Some people have called Wright this year's Scot Pollard. I think he's more like this year's Jay Guidinger.
So in a nutshell, the only reliable backup big man the Cavs currently have is Varejao, and he could end up on the bench in foul trouble four minutes into the game. So if you're looking for stabilizing depth, don't look to the Cavs' backup bigs.
The other option -- the option Brown is reportedly trying to pursue in training camp -- is to shuffle guys to other positions. If Ilgauskas and Wallace end up in sick bay together for a stretch of games, it would be possible to start Varejao at center and LeBron James at power forward, moving Sasha Pavlovic to LeBron's small forward spot and rounding out the backcourt with Mo Williams and Wally Szczerbiak or Delonte West.
The problem with that approach is it would probably neutralize LeBron's superlative athleticism to a degree. It would force LeBron to move closer to the basket, particularly at the defensive end, to guard guys bigger than him and focus on rebounding. He'd take more of a beating in the low-post mosh pit, and instead of running the floor in transition, he'd likely be the guy making the outlet pass.
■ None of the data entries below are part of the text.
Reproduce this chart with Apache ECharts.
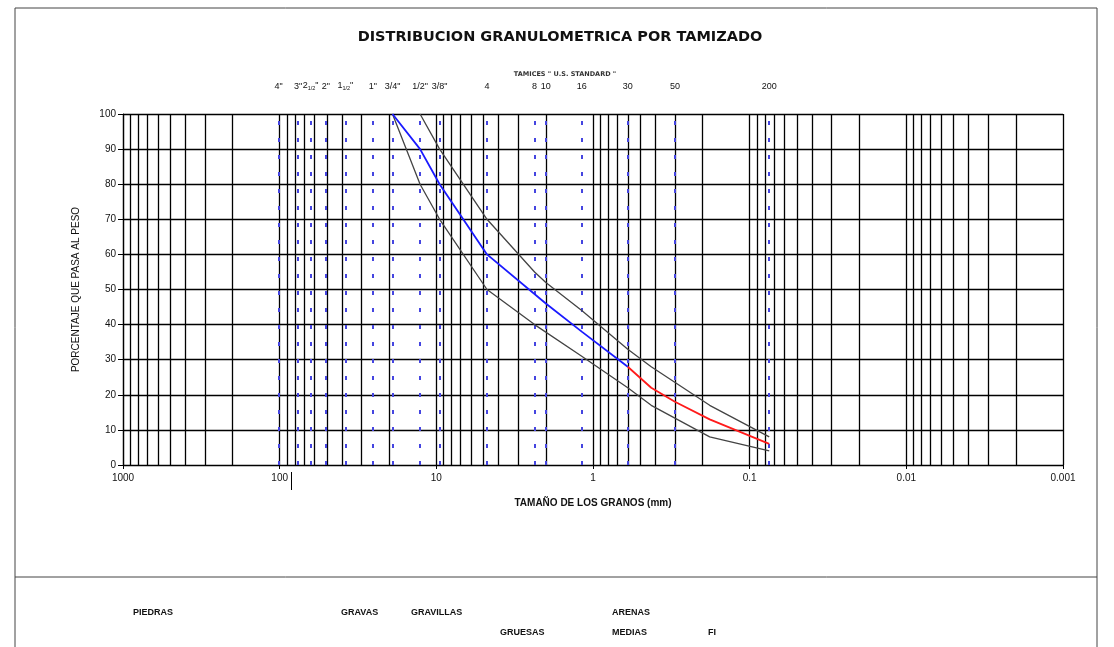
<!DOCTYPE html>
<html>
<head>
<meta charset="utf-8">
<title>Distribucion granulometrica por tamizado</title>
<script src="https://cdn.jsdelivr.net/npm/echarts@6/dist/echarts.min.js"></script>
<style>
  html, body { margin: 0; padding: 0; background: #fff; }
  #chart { width: 1114px; height: 647px; }
</style>
</head>
<body>
<div id="chart"></div>
<script>
// tamices U.S. standard (abertura en mm) y su nombre
const tamizMm = [101.6, 76.2, 63.5, 50.8, 38.1, 25.4, 19.05, 12.7, 9.525, 4.75, 2.36, 2.0, 1.18, 0.6, 0.3, 0.075]
const tamizNombre = ['4"', '3"', '2{f|1/2}"', '2"', '1{f|1/2}"', '1"', '3/4"', '1/2"', '3/8"', '4', '8', '10', '16', '30', '50', '200']

// curva de la muestra (azul hasta el tamiz 30, roja despues)
const muestraMm = [19.05, 12.7, 9.525, 4.75, 2.0, 1.18, 0.6, 0.425, 0.3, 0.18, 0.075]
const muestraPasa = [100, 90, 80, 60, 46, 38, 28, 22, 18, 13, 6]
const corte = 6

// limites de la especificacion
const superiorMm = [12.7, 9.525, 4.75, 2.36, 2.0, 1.18, 0.6, 0.425, 0.18, 0.075]
const superiorPasa = [100, 90, 70, 55, 52, 44, 33, 28, 17, 8]
const inferiorMm = [19.05, 12.7, 9.525, 4.75, 2.36, 1.18, 0.6, 0.425, 0.18, 0.075]
const inferiorPasa = [100, 80, 70, 50, 40, 31, 22, 17, 8, 4]

// rejilla logaritmica
const decadas = [0.001, 0.01, 0.1, 1, 10, 100]
const factores = [1, 2, 3, 4, 5, 6, 7, 8, 9]

const FONT = 'Liberation Sans'
const ROTULO = 'bold 9px "Liberation Sans"'

const pares = (xs, ys) => xs.map((x, i) => [x, ys[i]])
const vertical = v => [{ coord: [v, 0] }, { coord: [v, 100] }]

const valoresRejilla = [1000]
decadas.forEach(d => factores.forEach(f => valoresRejilla.push(+(d * f).toPrecision(3))))

const chart = echarts.init(document.getElementById('chart'))

const option = {
  animation: false,
  backgroundColor: '#fff',
  title: [
    {
      text: 'DISTRIBUCION GRANULOMETRICA POR TAMIZADO',
      left: 555,
      textAlign: 'center',
      top: 25,
      textStyle: { fontFamily: 'DejaVu Sans', fontWeight: 'bold', fontSize: 14.5, color: '#111' }
    },
    {
      text: 'TAMICES " U.S. STANDARD "',
      left: 560,
      textAlign: 'center',
      top: 66,
      textStyle: { fontFamily: 'DejaVu Sans', fontWeight: 'bold', fontSize: 6.5, color: '#333' }
    }
  ],
  grid: { left: 123, right: 51, top: 114, bottom: 182 },
  xAxis: {
    type: 'log',
    logBase: 10,
    min: 0.001,
    max: 1000,
    splitNumber: 6,
    inverse: true,
    name: 'TAMAÑO DE LOS GRANOS (mm)',
    nameLocation: 'middle',
    nameGap: 33,
    nameTextStyle: { fontFamily: FONT, fontSize: 10, fontWeight: 'bold', color: '#111' },
    axisLine: { lineStyle: { color: '#000', width: 1.2 } },
    axisTick: { show: true, length: 4, lineStyle: { color: '#000' } },
    axisLabel: {
      fontFamily: FONT,
      fontSize: 10,
      color: '#111',
      margin: 8,
      formatter: v => String(+(+v).toPrecision(3))
    },
    splitLine: { show: false }
  },
  yAxis: {
    type: 'value',
    min: 0,
    max: 100,
    interval: 10,
    name: 'PORCENTAJE QUE PASA AL PESO',
    nameLocation: 'middle',
    nameGap: 42,
    nameTextStyle: { fontFamily: FONT, fontSize: 10, color: '#111' },
    axisLine: { show: true, lineStyle: { color: '#000', width: 1.2 } },
    axisTick: { show: true, length: 5, lineStyle: { color: '#000' } },
    axisLabel: { fontFamily: FONT, fontSize: 10, color: '#111', margin: 7 },
    splitLine: { show: true, lineStyle: { color: '#000', width: 1.3 } }
  },
  series: [
    {
      name: 'rejilla',
      type: 'line',
      data: [],
      silent: true,
      z: 1,
      markLine: {
        silent: true,
        symbol: ['none', 'none'],
        label: { show: false },
        lineStyle: { color: '#000', width: 1.3, type: 'solid' },
        data: valoresRejilla.map(vertical)
      }
    },
    {
      name: 'tamices',
      type: 'line',
      data: [],
      silent: true,
      z: 2,
      markLine: {
        silent: true,
        symbol: ['none', 'none'],
        lineStyle: { color: '#4545e0', width: 2, type: [4, 13] },
        label: {
          show: true,
          position: 'end',
          distance: 23,
          fontFamily: FONT,
          fontSize: 9,
          color: '#111',
          formatter: p => tamizNombre[p.dataIndex],
          rich: { f: { fontFamily: FONT, fontSize: 5.5, padding: [4, 0, 0, 0], color: '#111' } }
        },
        data: tamizMm.map(vertical)
      }
    },
    {
      name: 'superior',
      type: 'line',
      data: pares(superiorMm, superiorPasa),
      showSymbol: false,
      z: 5,
      lineStyle: { color: '#444', width: 1.3 }
    },
    {
      name: 'inferior',
      type: 'line',
      data: pares(inferiorMm, inferiorPasa),
      showSymbol: false,
      z: 5,
      lineStyle: { color: '#444', width: 1.3 }
    },
    {
      name: 'muestra',
      type: 'line',
      data: pares(muestraMm.slice(0, corte + 1), muestraPasa.slice(0, corte + 1)),
      showSymbol: false,
      z: 6,
      lineStyle: { color: '#1a1aff', width: 1.8 }
    },
    {
      name: 'muestra finos',
      type: 'line',
      data: pares(muestraMm.slice(corte), muestraPasa.slice(corte)),
      showSymbol: false,
      z: 6,
      lineStyle: { color: '#ff1a1a', width: 1.8 }
    }
  ],
  graphic: [
    { type: 'line', shape: { x1: 15, y1: 8, x2: 1097, y2: 8 }, style: { stroke: '#444', lineWidth: 1 } },
    { type: 'line', shape: { x1: 15, y1: 577, x2: 1097, y2: 577 }, style: { stroke: '#444', lineWidth: 1 } },
    { type: 'line', shape: { x1: 15, y1: 8, x2: 15, y2: 647 }, style: { stroke: '#444', lineWidth: 1 } },
    { type: 'line', shape: { x1: 1097, y1: 8, x2: 1097, y2: 647 }, style: { stroke: '#444', lineWidth: 1 } },
    // marca junto al rotulo 100
    { type: 'line', shape: { x1: 291.5, y1: 472, x2: 291.5, y2: 490 }, style: { stroke: '#000', lineWidth: 1 } },
    { type: 'text', left: 133, top: 608, style: { text: 'PIEDRAS', font: ROTULO, fill: '#111' } },
    { type: 'text', left: 341, top: 608, style: { text: 'GRAVAS', font: ROTULO, fill: '#111' } },
    { type: 'text', left: 411, top: 608, style: { text: 'GRAVILLAS', font: ROTULO, fill: '#111' } },
    { type: 'text', left: 612, top: 608, style: { text: 'ARENAS', font: ROTULO, fill: '#111' } },
    { type: 'text', left: 500, top: 628, style: { text: 'GRUESAS', font: ROTULO, fill: '#111' } },
    { type: 'text', left: 612, top: 628, style: { text: 'MEDIAS', font: ROTULO, fill: '#111' } },
    { type: 'text', left: 708, top: 628, style: { text: 'FI', font: ROTULO, fill: '#111' } }
  ]
}

chart.setOption(option)
</script>
</body>
</html>
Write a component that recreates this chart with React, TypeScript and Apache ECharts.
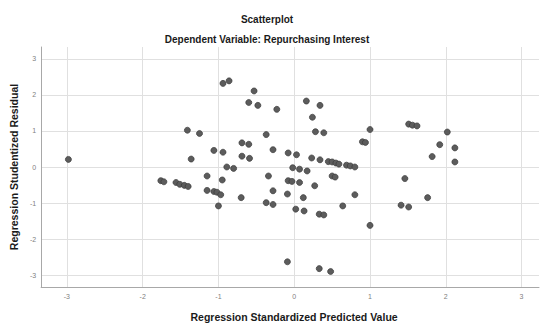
import React, { useEffect, useRef } from "react";
import * as echarts from "echarts";

const titleText = "Scatterplot";
const subtitleText = "Dependent Variable: Repurchasing Interest";
const xAxisName = "Regression Standardized Predicted Value";
const yAxisName = "Regression Studentized Residual";

const predicted = [
  -2.98, -1.76, -1.72, -1.56, -1.51, -1.45, -1.40, -1.41, -1.25, -1.36,
  -1.15, -1.15, -1.06, -1.02, -0.97, -1.00, -1.06, -0.94, -0.95, -0.94,
  -0.86, -0.89, -0.80, -0.70, -0.69, -0.60, -0.69, -0.59, -0.53, -0.60,
  -0.48, -0.37, -0.34, -0.28, -0.28, -0.37, -0.28, -0.23, -0.09, -0.08,
  -0.08, -0.03, -0.09, -0.02, 0.03, 0.07, 0.07, 0.02, 0.12, 0.13,
  0.16, 0.17, 0.23, 0.24, 0.27, 0.28, 0.33, 0.33, 0.34, 0.34,
  0.39, 0.39, 0.45, 0.50, 0.55, 0.59, 0.48, 0.50, 0.54, 0.64,
  0.69, 0.74, 0.80, 0.80, 0.90, 0.94, 1.00, 1.00, 1.41, 1.46,
  1.51, 1.51, 1.56, 1.62, 1.76, 1.82, 1.92, 2.02, 2.12, 2.12,
];

const residual = [
  0.21, -0.38, -0.41, -0.43, -0.48, -0.51, -0.54, 1.02, 0.93, 0.22,
  -0.25, -0.65, -0.68, -0.70, -0.77, -1.08, 0.46, 0.41, -0.36, 2.32,
  2.39, 0.00, -0.04, -0.85, 0.67, 0.63, 0.30, 0.24, 2.11, 1.79,
  1.71, 0.90, -0.25, 0.48, -0.66, -0.99, -1.04, 1.60, -0.75, 0.39,
  -0.38, -0.40, -2.63, -0.02, 0.34, -0.06, -0.43, -1.17, -0.85, -1.22,
  1.83, -0.11, 0.25, 1.38, -0.52, 0.98, -1.31, -2.82, 1.71, 0.20,
  0.95, -1.33, 0.15, 0.14, 0.11, 0.08, -2.90, -0.25, -0.28, -1.08,
  0.05, 0.03, 0.00, -0.77, 0.70, 0.68, 1.04, -1.62, -1.06, -0.32,
  -1.11, 1.19, 1.16, 1.14, -0.85, 0.29, 0.62, 0.97, 0.53, 0.14,
];

const FONT = "'Liberation Sans', Arial, sans-serif";

export default function App() {
  const ref = useRef<HTMLDivElement>(null);

  useEffect(() => {
    if (!ref.current) return;
    const chart = echarts.init(ref.current, undefined, { renderer: "svg" });
    const points = predicted.map((x, i) => [x, residual[i]]);
    const fmt = (v: number) =>
      Math.abs(v - Math.round(v)) < 1e-9 ? String(Math.round(v)) : "";
    const split = {
      show: true,
      showMinLine: false,
      showMaxLine: false,
      lineStyle: { color: "#e0e0e0", width: 1, type: "solid" as const },
    };

    chart.setOption({
      animation: false,
      backgroundColor: "#ffffff",
      textStyle: { fontFamily: FONT },
      title: [
        {
          text: titleText,
          left: 267,
          top: 14,
          padding: 0,
          textAlign: "center",
          textStyle: { fontSize: 10, fontWeight: "bold", color: "#1a1a1a", fontFamily: FONT },
        },
        {
          text: subtitleText,
          left: 267,
          top: 34,
          padding: 0,
          textAlign: "center",
          textStyle: { fontSize: 10, fontWeight: "bold", color: "#1a1a1a", fontFamily: FONT },
        },
      ],
      grid: { left: 40, right: 1, top: 47, bottom: 34, containLabel: false },
      xAxis: {
        type: "value",
        min: -3.34,
        max: 3.23,
        splitNumber: 6,
        name: xAxisName,
        nameLocation: "middle",
        nameGap: 24,
        nameTextStyle: {
          fontSize: 10.5,
          fontWeight: "bold",
          color: "#1a1a1a",
          fontFamily: FONT,
          padding: [0, 0, 0, 8],
        },
        axisLine: { show: true, onZero: false, lineStyle: { color: "#a8a8a8", width: 1 } },
        axisTick: { show: false },
        splitLine: split,
        axisLabel: { fontSize: 7, color: "#808080", margin: 6, formatter: fmt, fontFamily: FONT },
      },
      yAxis: {
        type: "value",
        min: -3.33,
        max: 3.33,
        splitNumber: 6,
        name: yAxisName,
        nameLocation: "middle",
        nameGap: 21,
        nameRotate: 90,
        nameTextStyle: { fontSize: 10.5, fontWeight: "bold", color: "#1a1a1a", fontFamily: FONT },
        axisLine: { show: true, onZero: false, lineStyle: { color: "#a8a8a8", width: 1 } },
        axisTick: { show: false },
        splitLine: split,
        axisLabel: { fontSize: 7, color: "#808080", margin: 5, formatter: fmt, fontFamily: FONT },
      },
      series: [
        {
          type: "scatter",
          data: points,
          symbol: "circle",
          symbolSize: 6,
          itemStyle: { color: "#5c5c5c", borderColor: "#3a3a3a", borderWidth: 0.7, opacity: 1 },
          emphasis: { disabled: true },
          silent: true,
        },
      ],
    });

    return () => chart.dispose();
  }, []);

  return (
    <div
      ref={ref}
      style={{ position: "fixed", left: 0, top: 0, width: 542, height: 327, background: "#fff" }}
    />
  );
}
LeBron is fast enough that he could snatch a rebound, outlet the ball to Williams or West and still sprint up the floor fast enough to finish at the other end. But I'd rather have LeBron be the first guy up the floor on a fast break. If there is nobody between LeBron and the hoop when he gets the ball, there won't be anybody between him and the hoop when he crushes the dunk. Whether in a half court set or in transition, LeBron is at his most dangerous when he can get a head of steam going toward the basket. That was the whole point of Ferry trading for a point guard like Williams.
Playing LeBron at the four-spot could probably work in smaller doses, when the other team tries to put a smaller lineup on the floor, but it seems like Brown shouldn't want that setup for 48 minutes a night.
Any way Brown tries to mask it, the Achilles' heel of the Cavs' roster is going to be exposed at some point: They have two aging, injury-prone starting big men and no real safety net on the roster.
The situation might force Ferry to make a move sooner rather than later. I'm not in the camp that is itching to trade Szczerbiak and his more than $13 million expiring contract as soon as possible. But that, and the possible trade exception that could be awarded the Cavs when and if Eric Snow's retirement becomes official, are the biggest trade bullets Ferry might be able to fire this season.
It's looking more and more that if Ferry is going to move Szczerbiak's contract, it's going to have to be for a big man who can start. But the names that could be on the trading block (Zach Randolph, Eddy Curry and Udonis Haslem, to name a few) don't exactly pop off the page and scream "missing piece to a championship." Randolph is probably the best option from a points and rebounds standpoint. But his attitude problems have been well-documented over the years.
It's never good when your team's GM gets his hand forced into making a deal by circumstances. So far, the two biggest trades Ferry has orchestrated -- February's Wallace-West-Szczerbiak blockbuster and August's Mo Williams deal -- were the products of patience and waiting for the right pieces to align.
But if Wallace and/or Ilgauskas start to pile up missed games with assorted injuries, Ferry might have to become a maintenance man, plugging large holes on a team with NBA championship aspirations.
It's not an ideal situation, but Ferry knows what is at stake. This team is talented enough and motivated enough to win an NBA title this season. But not without healthy, productive big men. One way or another, with or without the cooperation of Wallace's and Ilgauskas' deteriorating body parts, Ferry is going to have to make that happen.